Set task: Give back, exactly as written, the lines from the beginning of the listing through the one that contains "-- (rg.north east);".

Raw data:

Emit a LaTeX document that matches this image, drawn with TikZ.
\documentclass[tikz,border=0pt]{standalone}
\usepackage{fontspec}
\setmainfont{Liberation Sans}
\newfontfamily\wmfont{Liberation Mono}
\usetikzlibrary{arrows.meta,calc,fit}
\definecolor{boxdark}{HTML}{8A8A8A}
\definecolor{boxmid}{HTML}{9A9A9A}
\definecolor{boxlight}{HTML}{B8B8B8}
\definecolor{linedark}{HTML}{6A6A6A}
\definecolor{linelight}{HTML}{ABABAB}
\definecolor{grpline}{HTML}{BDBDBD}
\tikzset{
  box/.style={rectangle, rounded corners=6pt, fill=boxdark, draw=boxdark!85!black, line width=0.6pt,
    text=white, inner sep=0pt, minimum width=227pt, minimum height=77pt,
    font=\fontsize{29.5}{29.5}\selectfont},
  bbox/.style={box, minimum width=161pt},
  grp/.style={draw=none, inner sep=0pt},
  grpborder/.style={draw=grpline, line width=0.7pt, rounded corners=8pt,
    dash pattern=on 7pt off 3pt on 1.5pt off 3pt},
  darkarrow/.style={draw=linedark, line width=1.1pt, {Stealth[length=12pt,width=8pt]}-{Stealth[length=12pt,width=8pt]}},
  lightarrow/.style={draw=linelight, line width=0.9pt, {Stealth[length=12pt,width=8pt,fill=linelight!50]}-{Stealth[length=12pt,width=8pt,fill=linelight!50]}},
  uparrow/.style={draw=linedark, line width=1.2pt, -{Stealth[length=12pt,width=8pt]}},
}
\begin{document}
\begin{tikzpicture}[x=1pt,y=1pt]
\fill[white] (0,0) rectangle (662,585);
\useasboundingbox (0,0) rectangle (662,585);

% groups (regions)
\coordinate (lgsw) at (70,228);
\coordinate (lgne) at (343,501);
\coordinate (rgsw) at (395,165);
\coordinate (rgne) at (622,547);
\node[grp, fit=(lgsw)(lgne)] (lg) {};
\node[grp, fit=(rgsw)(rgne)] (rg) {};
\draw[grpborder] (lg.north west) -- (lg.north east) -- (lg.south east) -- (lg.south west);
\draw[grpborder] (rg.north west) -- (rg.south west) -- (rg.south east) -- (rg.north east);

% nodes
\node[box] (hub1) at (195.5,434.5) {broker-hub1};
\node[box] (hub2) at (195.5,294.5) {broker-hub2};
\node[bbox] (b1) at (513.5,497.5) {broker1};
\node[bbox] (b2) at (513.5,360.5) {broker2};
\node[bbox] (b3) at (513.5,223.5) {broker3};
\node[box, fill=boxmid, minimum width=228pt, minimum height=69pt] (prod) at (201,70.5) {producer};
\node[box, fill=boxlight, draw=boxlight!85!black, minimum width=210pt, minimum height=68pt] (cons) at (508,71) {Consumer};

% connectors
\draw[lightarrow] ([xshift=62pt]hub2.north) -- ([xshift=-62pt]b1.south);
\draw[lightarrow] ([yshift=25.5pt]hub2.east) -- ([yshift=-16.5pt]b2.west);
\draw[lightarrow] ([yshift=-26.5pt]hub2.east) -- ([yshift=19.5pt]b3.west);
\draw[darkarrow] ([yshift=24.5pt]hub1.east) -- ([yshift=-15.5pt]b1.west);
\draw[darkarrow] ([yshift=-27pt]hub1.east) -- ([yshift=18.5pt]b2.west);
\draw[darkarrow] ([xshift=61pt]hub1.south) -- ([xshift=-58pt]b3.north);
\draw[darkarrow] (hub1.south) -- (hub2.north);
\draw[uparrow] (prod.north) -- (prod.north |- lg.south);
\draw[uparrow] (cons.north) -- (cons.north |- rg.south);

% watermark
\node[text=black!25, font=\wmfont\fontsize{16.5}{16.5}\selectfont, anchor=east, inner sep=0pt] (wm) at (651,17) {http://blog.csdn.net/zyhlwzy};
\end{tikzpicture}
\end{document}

Solution for this problem:
Emit a LaTeX document that matches this image, drawn with TikZ.
\documentclass[tikz,border=0pt]{standalone}
\usepackage{fontspec}
\setmainfont{Liberation Sans}
\newfontfamily\wmfont{Liberation Mono}
\usetikzlibrary{arrows.meta,calc,fit}
\definecolor{boxdark}{HTML}{8A8A8A}
\definecolor{boxmid}{HTML}{9A9A9A}
\definecolor{boxlight}{HTML}{B8B8B8}
\definecolor{linedark}{HTML}{6A6A6A}
\definecolor{linelight}{HTML}{ABABAB}
\definecolor{grpline}{HTML}{BDBDBD}
\tikzset{
  box/.style={rectangle, rounded corners=6pt, fill=boxdark, draw=boxdark!85!black, line width=0.6pt,
    text=white, inner sep=0pt, minimum width=227pt, minimum height=77pt,
    font=\fontsize{29.5}{29.5}\selectfont},
  bbox/.style={box, minimum width=161pt},
  grp/.style={draw=none, inner sep=0pt},
  grpborder/.style={draw=grpline, line width=0.7pt, rounded corners=8pt,
    dash pattern=on 7pt off 3pt on 1.5pt off 3pt},
  darkarrow/.style={draw=linedark, line width=1.1pt, {Stealth[length=12pt,width=8pt]}-{Stealth[length=12pt,width=8pt]}},
  lightarrow/.style={draw=linelight, line width=0.9pt, {Stealth[length=12pt,width=8pt,fill=linelight!50]}-{Stealth[length=12pt,width=8pt,fill=linelight!50]}},
  uparrow/.style={draw=linedark, line width=1.2pt, -{Stealth[length=12pt,width=8pt]}},
}
\begin{document}
\begin{tikzpicture}[x=1pt,y=1pt]
\fill[white] (0,0) rectangle (662,585);
\useasboundingbox (0,0) rectangle (662,585);

% groups (regions)
\coordinate (lgsw) at (70,228);
\coordinate (lgne) at (343,501);
\coordinate (rgsw) at (395,165);
\coordinate (rgne) at (622,547);
\node[grp, fit=(lgsw)(lgne)] (lg) {};
\node[grp, fit=(rgsw)(rgne)] (rg) {};
\draw[grpborder] (lg.north west) -- (lg.north east) -- (lg.south east) -- (lg.south west);
\draw[grpborder] (rg.north west) -- (rg.south west) -- (rg.south east) -- (rg.north east);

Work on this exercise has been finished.